======== Material provided ========

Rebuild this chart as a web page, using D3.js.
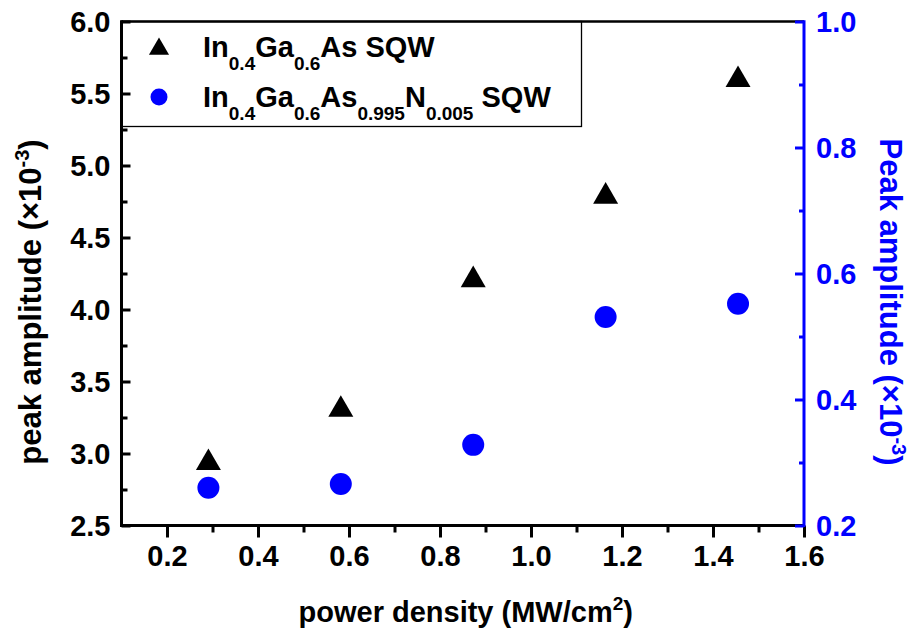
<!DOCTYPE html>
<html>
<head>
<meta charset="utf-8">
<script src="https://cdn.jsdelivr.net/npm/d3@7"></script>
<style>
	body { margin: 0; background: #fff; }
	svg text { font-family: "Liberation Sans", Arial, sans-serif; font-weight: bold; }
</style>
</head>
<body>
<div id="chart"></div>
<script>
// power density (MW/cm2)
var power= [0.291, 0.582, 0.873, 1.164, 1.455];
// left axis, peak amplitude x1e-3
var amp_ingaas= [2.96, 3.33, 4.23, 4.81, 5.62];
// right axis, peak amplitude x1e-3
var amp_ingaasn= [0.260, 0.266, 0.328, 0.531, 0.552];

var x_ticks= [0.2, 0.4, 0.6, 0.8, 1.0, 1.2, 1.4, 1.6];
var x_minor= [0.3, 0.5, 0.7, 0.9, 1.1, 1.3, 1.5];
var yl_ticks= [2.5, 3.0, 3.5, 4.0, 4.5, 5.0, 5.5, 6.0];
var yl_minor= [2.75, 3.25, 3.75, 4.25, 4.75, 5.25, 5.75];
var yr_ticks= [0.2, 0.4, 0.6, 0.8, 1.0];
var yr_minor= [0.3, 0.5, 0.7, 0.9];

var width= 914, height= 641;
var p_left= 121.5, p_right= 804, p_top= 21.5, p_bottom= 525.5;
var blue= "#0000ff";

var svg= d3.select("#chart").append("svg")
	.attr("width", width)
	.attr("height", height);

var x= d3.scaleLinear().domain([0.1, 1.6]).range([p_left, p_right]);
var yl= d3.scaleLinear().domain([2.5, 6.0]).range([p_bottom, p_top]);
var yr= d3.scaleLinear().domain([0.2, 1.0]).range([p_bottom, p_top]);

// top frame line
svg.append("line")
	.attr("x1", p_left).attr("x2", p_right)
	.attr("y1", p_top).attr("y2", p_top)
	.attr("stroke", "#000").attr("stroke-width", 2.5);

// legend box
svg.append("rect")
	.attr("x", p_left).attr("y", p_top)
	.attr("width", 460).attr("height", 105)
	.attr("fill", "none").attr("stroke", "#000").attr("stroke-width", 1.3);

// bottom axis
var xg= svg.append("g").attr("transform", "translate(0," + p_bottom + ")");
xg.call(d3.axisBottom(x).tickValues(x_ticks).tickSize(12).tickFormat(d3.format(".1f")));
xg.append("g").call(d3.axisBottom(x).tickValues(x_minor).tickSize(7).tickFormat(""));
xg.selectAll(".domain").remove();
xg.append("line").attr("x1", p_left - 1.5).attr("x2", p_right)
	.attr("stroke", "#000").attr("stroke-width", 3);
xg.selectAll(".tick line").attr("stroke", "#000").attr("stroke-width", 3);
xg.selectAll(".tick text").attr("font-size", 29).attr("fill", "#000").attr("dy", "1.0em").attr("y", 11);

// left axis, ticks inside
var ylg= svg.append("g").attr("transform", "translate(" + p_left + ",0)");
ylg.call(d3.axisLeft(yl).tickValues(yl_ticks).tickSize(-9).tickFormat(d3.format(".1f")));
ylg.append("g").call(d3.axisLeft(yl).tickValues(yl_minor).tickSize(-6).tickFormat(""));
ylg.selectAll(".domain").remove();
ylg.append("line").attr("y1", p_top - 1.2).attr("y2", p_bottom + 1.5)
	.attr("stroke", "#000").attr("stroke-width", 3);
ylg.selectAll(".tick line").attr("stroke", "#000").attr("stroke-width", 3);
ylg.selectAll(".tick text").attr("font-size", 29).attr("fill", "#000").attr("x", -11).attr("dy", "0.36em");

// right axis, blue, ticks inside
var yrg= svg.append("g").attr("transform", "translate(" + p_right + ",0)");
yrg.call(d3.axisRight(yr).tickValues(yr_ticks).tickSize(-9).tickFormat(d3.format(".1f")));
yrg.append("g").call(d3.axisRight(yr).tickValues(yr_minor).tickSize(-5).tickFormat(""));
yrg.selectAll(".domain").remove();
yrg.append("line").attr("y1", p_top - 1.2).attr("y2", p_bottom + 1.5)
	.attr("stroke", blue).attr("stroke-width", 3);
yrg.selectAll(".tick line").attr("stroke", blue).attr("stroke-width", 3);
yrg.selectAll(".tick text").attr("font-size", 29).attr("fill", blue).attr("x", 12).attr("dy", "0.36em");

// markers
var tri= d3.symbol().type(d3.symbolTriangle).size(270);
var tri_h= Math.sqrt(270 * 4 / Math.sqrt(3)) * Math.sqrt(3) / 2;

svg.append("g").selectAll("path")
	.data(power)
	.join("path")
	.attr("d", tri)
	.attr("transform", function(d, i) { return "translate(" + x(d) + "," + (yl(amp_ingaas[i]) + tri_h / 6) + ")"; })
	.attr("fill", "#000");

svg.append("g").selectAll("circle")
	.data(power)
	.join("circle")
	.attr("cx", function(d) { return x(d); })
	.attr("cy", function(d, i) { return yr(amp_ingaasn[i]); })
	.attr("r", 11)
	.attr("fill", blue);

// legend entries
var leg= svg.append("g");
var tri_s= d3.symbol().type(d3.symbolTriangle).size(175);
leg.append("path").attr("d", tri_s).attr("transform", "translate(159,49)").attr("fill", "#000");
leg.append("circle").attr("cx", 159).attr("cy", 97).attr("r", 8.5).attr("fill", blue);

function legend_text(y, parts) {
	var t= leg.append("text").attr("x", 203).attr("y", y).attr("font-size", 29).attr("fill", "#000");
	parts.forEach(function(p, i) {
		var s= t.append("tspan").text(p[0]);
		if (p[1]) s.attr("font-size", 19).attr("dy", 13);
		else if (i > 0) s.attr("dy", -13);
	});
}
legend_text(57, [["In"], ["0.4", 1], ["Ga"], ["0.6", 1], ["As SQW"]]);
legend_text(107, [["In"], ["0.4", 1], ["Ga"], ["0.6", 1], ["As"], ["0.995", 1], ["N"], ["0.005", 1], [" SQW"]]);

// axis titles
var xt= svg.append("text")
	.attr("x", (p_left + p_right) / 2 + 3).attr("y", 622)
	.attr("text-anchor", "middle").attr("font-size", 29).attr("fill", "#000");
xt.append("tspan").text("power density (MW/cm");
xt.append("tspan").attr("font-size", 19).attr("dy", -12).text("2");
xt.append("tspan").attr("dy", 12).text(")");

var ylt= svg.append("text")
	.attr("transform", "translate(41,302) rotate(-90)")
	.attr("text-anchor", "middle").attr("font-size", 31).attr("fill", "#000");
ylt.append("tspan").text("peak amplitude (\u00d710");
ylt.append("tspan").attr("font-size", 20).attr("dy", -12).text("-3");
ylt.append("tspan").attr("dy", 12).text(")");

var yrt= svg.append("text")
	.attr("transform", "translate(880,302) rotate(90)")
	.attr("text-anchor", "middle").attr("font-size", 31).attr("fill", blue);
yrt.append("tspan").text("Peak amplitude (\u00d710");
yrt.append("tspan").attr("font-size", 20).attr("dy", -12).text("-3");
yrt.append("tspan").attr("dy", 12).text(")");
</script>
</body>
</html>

========
======== Material provided ========

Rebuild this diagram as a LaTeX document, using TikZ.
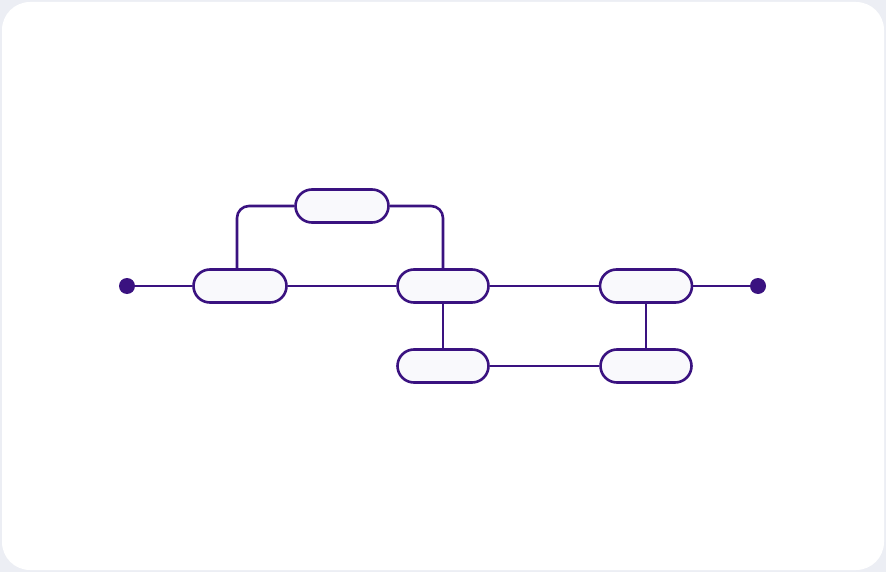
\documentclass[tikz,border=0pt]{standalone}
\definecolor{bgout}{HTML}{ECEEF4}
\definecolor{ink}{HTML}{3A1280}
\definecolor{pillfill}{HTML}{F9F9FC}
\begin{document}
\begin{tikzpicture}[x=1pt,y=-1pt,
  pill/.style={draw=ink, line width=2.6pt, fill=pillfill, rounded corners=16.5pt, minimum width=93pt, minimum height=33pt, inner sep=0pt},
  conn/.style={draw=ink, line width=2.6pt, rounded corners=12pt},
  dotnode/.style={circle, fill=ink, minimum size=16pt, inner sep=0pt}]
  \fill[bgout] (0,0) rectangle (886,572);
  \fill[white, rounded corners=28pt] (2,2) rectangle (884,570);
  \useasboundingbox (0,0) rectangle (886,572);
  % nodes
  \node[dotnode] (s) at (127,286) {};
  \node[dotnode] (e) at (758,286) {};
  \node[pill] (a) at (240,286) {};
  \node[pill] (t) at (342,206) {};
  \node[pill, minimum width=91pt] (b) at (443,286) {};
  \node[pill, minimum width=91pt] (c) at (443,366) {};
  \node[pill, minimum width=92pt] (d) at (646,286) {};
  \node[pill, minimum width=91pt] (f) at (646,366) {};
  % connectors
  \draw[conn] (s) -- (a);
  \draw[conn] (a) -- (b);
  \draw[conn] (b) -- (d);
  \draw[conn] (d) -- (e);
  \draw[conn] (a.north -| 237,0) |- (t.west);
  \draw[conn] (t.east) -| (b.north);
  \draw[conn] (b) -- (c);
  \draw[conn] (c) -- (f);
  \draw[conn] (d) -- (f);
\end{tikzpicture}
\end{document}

========
======== Material provided ========

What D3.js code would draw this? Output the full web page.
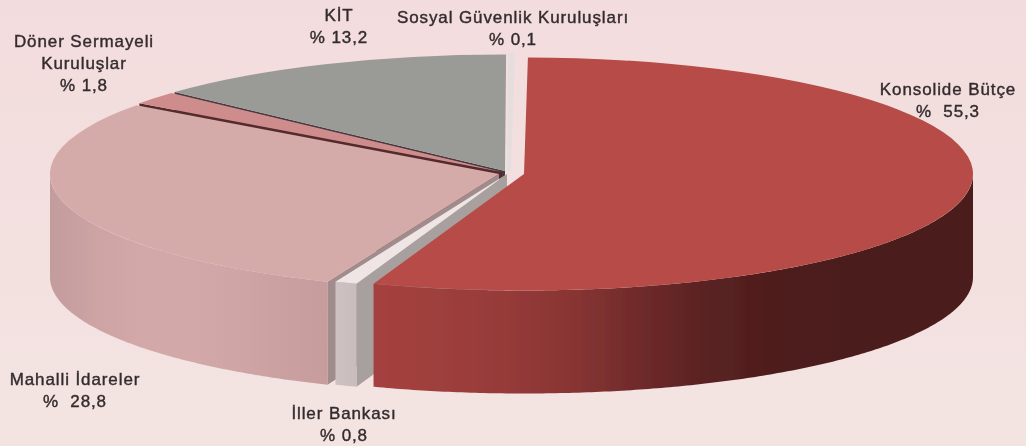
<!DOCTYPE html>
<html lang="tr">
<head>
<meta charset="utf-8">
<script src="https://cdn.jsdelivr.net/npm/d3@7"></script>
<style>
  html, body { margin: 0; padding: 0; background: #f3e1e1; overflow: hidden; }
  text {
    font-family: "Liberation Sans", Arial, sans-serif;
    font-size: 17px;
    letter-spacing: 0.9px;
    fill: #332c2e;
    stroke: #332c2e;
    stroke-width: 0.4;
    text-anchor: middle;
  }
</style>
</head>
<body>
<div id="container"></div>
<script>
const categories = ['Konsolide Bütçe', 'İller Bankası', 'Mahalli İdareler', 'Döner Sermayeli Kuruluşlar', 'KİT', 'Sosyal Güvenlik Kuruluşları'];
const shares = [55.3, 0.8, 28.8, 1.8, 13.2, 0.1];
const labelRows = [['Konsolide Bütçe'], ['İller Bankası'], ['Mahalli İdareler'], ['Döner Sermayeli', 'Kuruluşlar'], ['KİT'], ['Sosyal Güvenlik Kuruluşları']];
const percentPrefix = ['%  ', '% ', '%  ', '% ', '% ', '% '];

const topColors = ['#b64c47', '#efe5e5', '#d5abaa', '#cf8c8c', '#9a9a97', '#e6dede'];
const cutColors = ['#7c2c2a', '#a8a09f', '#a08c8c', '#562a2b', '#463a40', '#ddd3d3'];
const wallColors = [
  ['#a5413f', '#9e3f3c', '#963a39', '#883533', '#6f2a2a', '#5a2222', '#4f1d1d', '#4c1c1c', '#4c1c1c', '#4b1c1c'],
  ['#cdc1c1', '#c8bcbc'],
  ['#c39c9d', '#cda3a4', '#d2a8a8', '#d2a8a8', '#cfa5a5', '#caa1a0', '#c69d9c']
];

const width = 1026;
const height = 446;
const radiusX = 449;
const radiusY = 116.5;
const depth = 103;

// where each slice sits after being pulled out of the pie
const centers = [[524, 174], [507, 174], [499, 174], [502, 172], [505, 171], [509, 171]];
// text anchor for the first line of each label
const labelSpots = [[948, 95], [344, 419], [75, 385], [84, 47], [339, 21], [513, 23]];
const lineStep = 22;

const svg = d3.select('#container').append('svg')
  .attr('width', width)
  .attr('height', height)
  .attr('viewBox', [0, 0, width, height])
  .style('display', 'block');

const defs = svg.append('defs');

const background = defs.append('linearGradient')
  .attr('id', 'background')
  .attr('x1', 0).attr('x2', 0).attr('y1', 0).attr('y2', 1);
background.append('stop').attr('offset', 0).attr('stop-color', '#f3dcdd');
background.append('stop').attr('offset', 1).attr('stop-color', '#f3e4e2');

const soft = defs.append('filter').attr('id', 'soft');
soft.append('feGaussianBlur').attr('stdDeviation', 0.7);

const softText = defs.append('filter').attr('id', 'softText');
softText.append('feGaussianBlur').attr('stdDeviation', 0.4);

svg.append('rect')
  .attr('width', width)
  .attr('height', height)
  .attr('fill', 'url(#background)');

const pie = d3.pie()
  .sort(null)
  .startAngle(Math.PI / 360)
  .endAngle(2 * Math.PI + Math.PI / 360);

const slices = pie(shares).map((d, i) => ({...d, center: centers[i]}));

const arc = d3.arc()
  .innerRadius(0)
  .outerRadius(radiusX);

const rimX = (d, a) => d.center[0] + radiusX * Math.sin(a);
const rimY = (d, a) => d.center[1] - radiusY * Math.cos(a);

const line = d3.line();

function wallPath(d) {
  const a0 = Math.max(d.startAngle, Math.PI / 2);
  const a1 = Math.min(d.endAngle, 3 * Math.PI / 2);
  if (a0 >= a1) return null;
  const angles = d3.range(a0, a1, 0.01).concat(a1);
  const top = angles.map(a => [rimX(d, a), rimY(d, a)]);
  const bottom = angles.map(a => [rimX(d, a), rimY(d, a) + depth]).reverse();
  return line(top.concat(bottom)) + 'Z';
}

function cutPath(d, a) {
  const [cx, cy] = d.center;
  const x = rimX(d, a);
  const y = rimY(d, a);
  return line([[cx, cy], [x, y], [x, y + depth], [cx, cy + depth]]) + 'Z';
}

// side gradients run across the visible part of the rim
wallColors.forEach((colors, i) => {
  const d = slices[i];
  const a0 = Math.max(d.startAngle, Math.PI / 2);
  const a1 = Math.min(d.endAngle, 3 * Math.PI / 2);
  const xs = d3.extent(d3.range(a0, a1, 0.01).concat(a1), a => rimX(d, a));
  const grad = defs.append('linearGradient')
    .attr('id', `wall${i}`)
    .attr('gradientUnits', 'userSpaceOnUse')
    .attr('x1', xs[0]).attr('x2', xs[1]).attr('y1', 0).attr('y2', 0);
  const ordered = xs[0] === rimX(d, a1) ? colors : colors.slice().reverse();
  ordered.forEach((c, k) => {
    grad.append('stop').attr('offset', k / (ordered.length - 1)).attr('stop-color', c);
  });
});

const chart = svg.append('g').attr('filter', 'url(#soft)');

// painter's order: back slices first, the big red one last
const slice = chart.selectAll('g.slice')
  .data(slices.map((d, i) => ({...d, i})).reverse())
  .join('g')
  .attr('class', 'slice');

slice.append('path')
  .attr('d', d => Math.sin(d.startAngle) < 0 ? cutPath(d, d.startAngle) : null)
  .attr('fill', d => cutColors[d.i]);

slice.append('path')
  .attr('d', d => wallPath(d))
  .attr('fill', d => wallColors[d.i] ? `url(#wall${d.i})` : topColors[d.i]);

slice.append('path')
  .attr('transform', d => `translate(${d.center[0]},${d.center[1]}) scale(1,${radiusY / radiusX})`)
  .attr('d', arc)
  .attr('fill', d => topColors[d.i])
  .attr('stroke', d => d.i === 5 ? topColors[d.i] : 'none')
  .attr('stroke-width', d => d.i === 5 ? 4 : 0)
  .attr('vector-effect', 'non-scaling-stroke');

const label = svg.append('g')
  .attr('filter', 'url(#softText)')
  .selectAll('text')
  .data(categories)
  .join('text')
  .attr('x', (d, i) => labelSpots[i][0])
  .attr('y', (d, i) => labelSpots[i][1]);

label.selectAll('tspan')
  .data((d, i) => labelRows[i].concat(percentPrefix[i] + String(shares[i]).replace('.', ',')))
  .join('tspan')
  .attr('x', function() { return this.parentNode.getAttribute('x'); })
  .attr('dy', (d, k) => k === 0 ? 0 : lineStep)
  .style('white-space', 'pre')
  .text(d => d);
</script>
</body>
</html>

========

Exercise task: Make a copy of each line that contains the string "this".

Solution below:
Rebuild this chart as a web page, using D3.js.
Rebuild this diagram as a LaTeX document, using TikZ.
What D3.js code would draw this? Output the full web page.
  .attr('x', function() { return this.parentNode.getAttribute('x'); })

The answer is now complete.